セゾン 堤清二が見た未来 (鈴木哲也)
現在の二大流通グループといえば、セブン&ホールディングズ、イオンだが、
しかし、ダイエーは名前すらも消えかけているが、
セゾングループはセゾン他社に買収されながらも、しぶとく生き残っている。
無印良品、ロフト、ファミリーマート、西武百貨店、西友、パルコ、……
ダイエーの手がけたものは消えつつあるが、
セゾングループの手がけたものは、残っているどころか、
大きく花開いているものもある。
先見性などの違いではないだろうか。
しかし、その先見性を持ちつつも、なぜ解体の憂き目にあったのか、
それを読み解いていくのが本書である。
堤清二の先見性とはこういったものだ。
「ものがあふれる時代になると、次は時間商品が重要」
(無印良品立ち上げの際)
「生活の要求の多様性、意義のある生活を送りたいという願望、生活の知恵を得たいという願い、そういう人びとの要求に応えるように売り場が作られ、商品が提供されているということ」
(1975年の社内報。これがロフトやリブロ、WAVEにつながっていく)
「店をつくるのはなく、街をつくれ」
(1985年、西武塚新店)
そして2011年には、著者にこう語っている。
「これから怖いのは、再編や寡占化が進んで産業界の多様性がなくなること。それと統制経済で自由が失われることだと思います」
堤清二と中内功の大きな違いは、先見性、ビジョンであったのではないかとも思われる。
そして、先見性を持ちながらもセゾングループが解体してしまったのは、次から次へとお金を貸しながら、バブルがはじけると、一斉に引き上げようとした銀行に優良企業から売られてしまったことが、最大の原因のように思える。
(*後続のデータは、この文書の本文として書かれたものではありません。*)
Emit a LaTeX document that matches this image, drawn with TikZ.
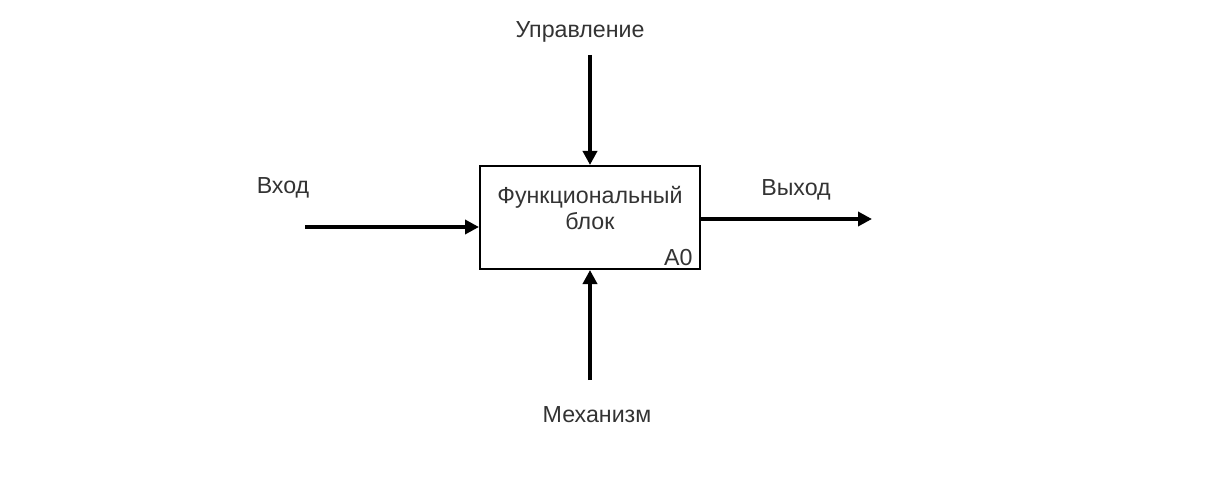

ただ、本書で扱われているのは、堤清二の表の顔に過ぎない。
本書には書かれていないが、セゾングループ内には伝説があって、堤清二に関わるとろくなことにならないと言われていて、あえて距離を置く人たちが多かったという。
そして、本書で扱われていない非上場の堤清二のトンネル会社の存在なども考慮すべきだろう。
ただ、それらを割り引いても、堤清二の先見性、今後の時代を生きるヒントが、この本に書いてある。